I live for articles like this one "Israel to build new West Bank settlements" because they confirm my skepticism of the misnomer that Western Media continues to shove down Middle Easterners' throats.

Arab Spring.

There can be no "Arab" Spring nor Arab "Spring" without the resolution of key issues in the region; chief among them the Israeli-Palestinian conflict. Arab - barring the Anglo protectorates of the Gulf - society has since World War II been shaped in various ways by this conflict.

You cannot have an "Arab Spring" while Gaza is bombed with impunity (five times this past week) and Palestinians live under the tether and yoke of occupation.

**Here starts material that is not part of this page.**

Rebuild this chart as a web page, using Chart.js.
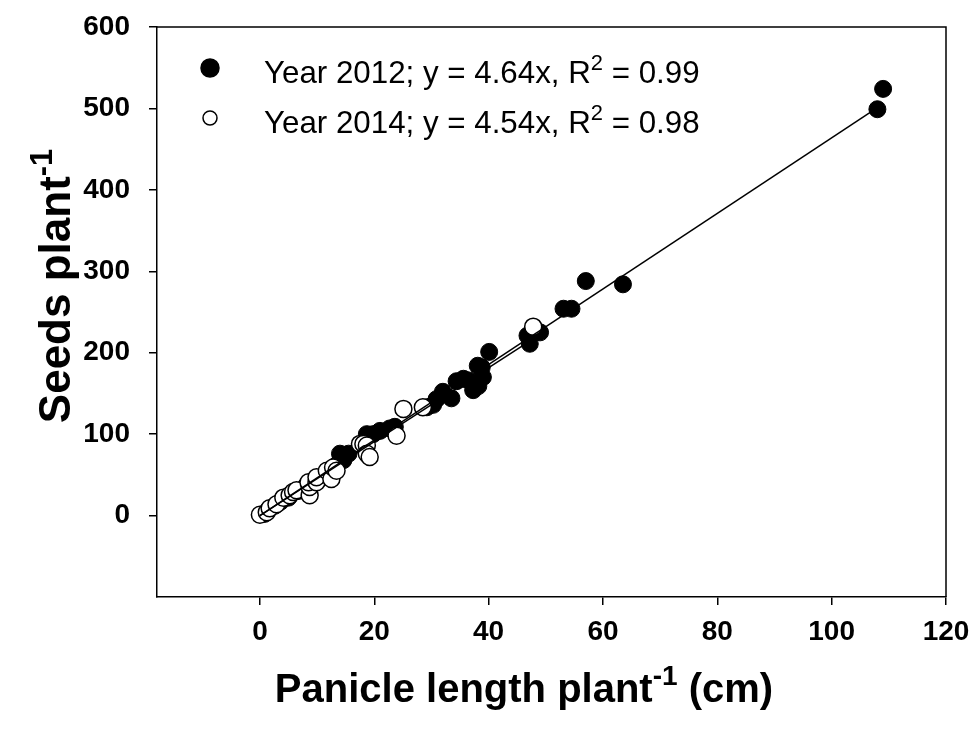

Neither can you have an "Arab Spring" if many in the region still don't recognize Israel. (But we'll leave the Arab penchant for playing the ostrich to another posting some time in the future)

The terminology mistakenly applied by western journalists, analysts, researchers and the like is designed to borrow credence from the regenerative trends and reformative changes that produced the Age of Enlightenment.

The Age of Enlightenment paved the way for a giant leap in the sciences and allowed for the Industrial Revolution.

But the Arab Spring has .... well, nothing. Too early, you have to be patient, wait for Revolution 2.0 and 11.x, some people who bemoan my position tell me. Yes, meanwhile more than 30 percent (even by the most optimistic figures) of the Arab World are illiterate.

That's nearly 100 million people, hoss.

I believe in fundamentals. You get the fundamentals right and you're likely to build something that stands the test of time.

In the Arab world, the fundamentals have not even been set; there is no infrastructure that allows for even a glimpse of a better future - Spring - down the line. There is the century-old misappropriation of priorities, which Arabs appear to excel at.

Only discernible change I have seen since the Tunisian protests is that the Palestinian issue - integral to this part of the world no matter how you look at it - has faded from public and regional media interest. Not that it had much of an impact by a long shot before 2010.

I remember chuckling last summer when Egyptian media heralded a new era because post-Mubarak diplomacy had resolved the Hamas-Fatah civil war. Fanfare, hoopla, confetti - celebrations abound in Egyptian media as it was declared that the two rival factions were forming a unity government.

Two weeks later, Hamas and Fatah were back at pricking one another. If I search carefully, I may come across an article now and again which cites some Palestinian official hoping for reconciliation. In fact, I just read - again - that they were forming a unity government under the auspices of another round of post-Mubarak diplomacy, following Qatari diplomacy in February.

Arab Spring, indeed.

PS: Another great article which of course will garner (don't you hate that word!) little to no attention, outcry, action in Arab media let alone the public.